Pendidikan matematika, khususnya untuk
matematika sekolah di negeri kita, dipandang sangat memprihatinkan
karena prestasi belajar siswa dipandang kurang baik–walaupun tiap tahun
hasil ujian nasional menggambarkan hasil yang sangat memukau.
Salah satu kritik terhadap prestasi yang
tidak menggembirakan itu, konon, diakibatkan oleh proses pembelajaran
matematika sekolah yang bersifat prosedural nan algoritmik. Yakni, suatu
proses pembelajaran yang menitikberatkan pada prosedur, hafal cara dan
rumus, namun kurang menekankan pada pemahaman konsep matematika.
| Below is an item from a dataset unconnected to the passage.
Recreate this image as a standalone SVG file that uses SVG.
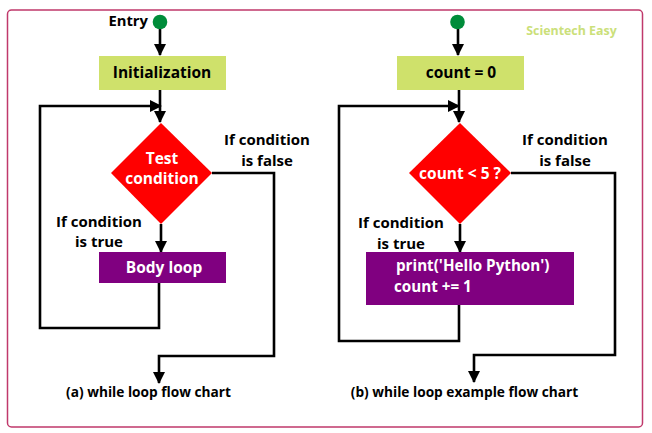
<svg xmlns="http://www.w3.org/2000/svg" width="652" height="433" viewBox="0 0 652 433">
<defs>
<marker id="ah" markerUnits="userSpaceOnUse" markerWidth="12" markerHeight="12" viewBox="0 0 12 12" refX="11" refY="6" orient="auto">
<path d="M0,0 L12,6 L0,12 Z" fill="#000"/>
</marker>
</defs>
<style>
.t{font-family:"Open Sans","Liberation Sans",sans-serif;font-weight:bold;}
.lbl{font-size:15px;fill:#000;}
.w{fill:#fff;font-size:15.5px;}
.c{stroke:#000;stroke-width:2.6;fill:none;}
.init{fill:#cfe16b;}
.body{fill:#800080;}
.dec{fill:#ff0000;}
</style>
<rect x="7.5" y="10" width="635" height="417" rx="4" fill="#fff" stroke="#c0396b" stroke-width="1.5"/>
<text class="t" x="571.5" y="35" font-size="12.4" fill="#cbe07a" text-anchor="middle">Scientech Easy</text>

<g id="connectors">
<line class="c" x1="160" y1="29" x2="160" y2="55" marker-end="url(#ah)"/>
<line class="c" x1="160" y1="90" x2="160" y2="122" marker-end="url(#ah)"/>
<polyline class="c" points="159,283 159,328 40,328 40,106 161,106" marker-end="url(#ah)"/>
<line class="c" x1="161" y1="224" x2="161" y2="252" marker-end="url(#ah)"/>
<polyline class="c" points="212,173 274,173 274,356 159,356 159,383" marker-end="url(#ah)"/>

<line class="c" x1="458" y1="29" x2="458" y2="55" marker-end="url(#ah)"/>
<line class="c" x1="459" y1="90" x2="459" y2="122" marker-end="url(#ah)"/>
<polyline class="c" points="459,305 459,341 339,341 339,106 459,106" marker-end="url(#ah)"/>
<line class="c" x1="460" y1="224" x2="460" y2="252" marker-end="url(#ah)"/>
<polyline class="c" points="511,173 615,173 615,355 474,355 474,382" marker-end="url(#ah)"/>
</g>

<g id="entry-a">
<circle cx="160" cy="22" r="7.3" fill="#008c3a"/>
<text class="t" x="148" y="26" font-size="14.8" text-anchor="end">Entry</text>
</g>
<g id="init-a">
<rect class="init" x="99" y="56" width="127" height="34"/>
<text class="t" x="162" y="78" font-size="15.5" text-anchor="middle">Initialization</text>
</g>
<g id="test-a">
<polygon class="dec" points="161,123 212,173 161,224 111,173"/>
<text class="t w" x="162" y="163.5" text-anchor="middle">Test</text>
<text class="t w" x="162" y="184" text-anchor="middle">condition</text>
</g>
<g id="body-a">
<rect class="body" x="99" y="252" width="127" height="31"/>
<text class="t w" x="164" y="272.5" text-anchor="middle">Body loop</text>
</g>
<g id="labels-a">
<text class="t lbl" x="267" y="145" text-anchor="middle">If condition</text>
<text class="t lbl" x="267" y="166" text-anchor="middle">is false</text>
<text class="t lbl" x="99" y="227" text-anchor="middle">If condition</text>
<text class="t lbl" x="99" y="246.5" text-anchor="middle">is true</text>
<text class="t" x="148.5" y="397" font-size="13.7" text-anchor="middle">(a) while loop flow chart</text>
</g>

<g id="entry-b">
<circle cx="457.5" cy="22" r="7.3" fill="#008c3a"/>
</g>
<g id="init-b">
<rect class="init" x="397" y="56" width="127" height="34"/>
<text class="t" x="461" y="78" font-size="15.5" text-anchor="middle">count = 0</text>
</g>
<g id="test-b">
<polygon class="dec" points="460,123 511,173 460,224 409,173"/>
<text class="t w" x="460" y="179" text-anchor="middle">count &lt; 5 ?</text>
</g>
<g id="body-b">
<rect class="body" x="366" y="252" width="208" height="53"/>
<text class="t" x="396" y="271" font-size="15.2" fill="#fff">print('Hello Python')</text>
<text class="t" x="394" y="292" font-size="15.2" fill="#fff">count += 1</text>
</g>
<g id="labels-b">
<text class="t lbl" x="565" y="145" text-anchor="middle">If condition</text>
<text class="t lbl" x="565" y="166" text-anchor="middle">is false</text>
<text class="t lbl" x="401" y="228" text-anchor="middle">If condition</text>
<text class="t lbl" x="401" y="248.5" text-anchor="middle">is true</text>
<text class="t" x="464.5" y="397" font-size="13.7" text-anchor="middle">(b) while loop example flow chart</text>
</g>
</svg>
Hal ini
berakibat pemahaman siswa rendah terhadap matematika–siswa hanya hafal
rumus atau cara untuk mengerjakan soal yang sudah diajarkan saja, tapi
kebingungan dan tak sanggup memecahkan soal manakala soalnya berbeda,
sehingga dapat diduga, hasil belajarpun jadi rendah.
Benarkah kritik tersebut? Benarkah cara
prosedural nan algoritmik berakibat buruk terhadap prestasi belajar
siswa? Apakah benar pembelajaran yang menitikberatkan pada pemahaman
terlebih dahulu ketimbang prosedur akan lebih baik dilihat dari hasil
belajar siswanya kelak?
Berkaca dari kisah bapak-anak, maka saya
berpandangan, proses pembelajaran yang bersifat prosedural nan
algoritmik tidaklah selalu buruk, tidak mesti serta-merta ditinggalkan
begitu saja. Agar lebih baik, ketika proses membelajarkan secara
prosedural nan algoritmik, perlahan siswa diberi pemahaman dan
pengertian secara konseptual. Sehingga, diharapkan, terjadi keseimbangan
antara prosedural skill dan pemahaman konseptual. Ibarat cara
mengajarkan sholat pada anak-anak, dimulai dari praktik, lalu sedikit
demi sedikit diberi pemahaman. Setuju?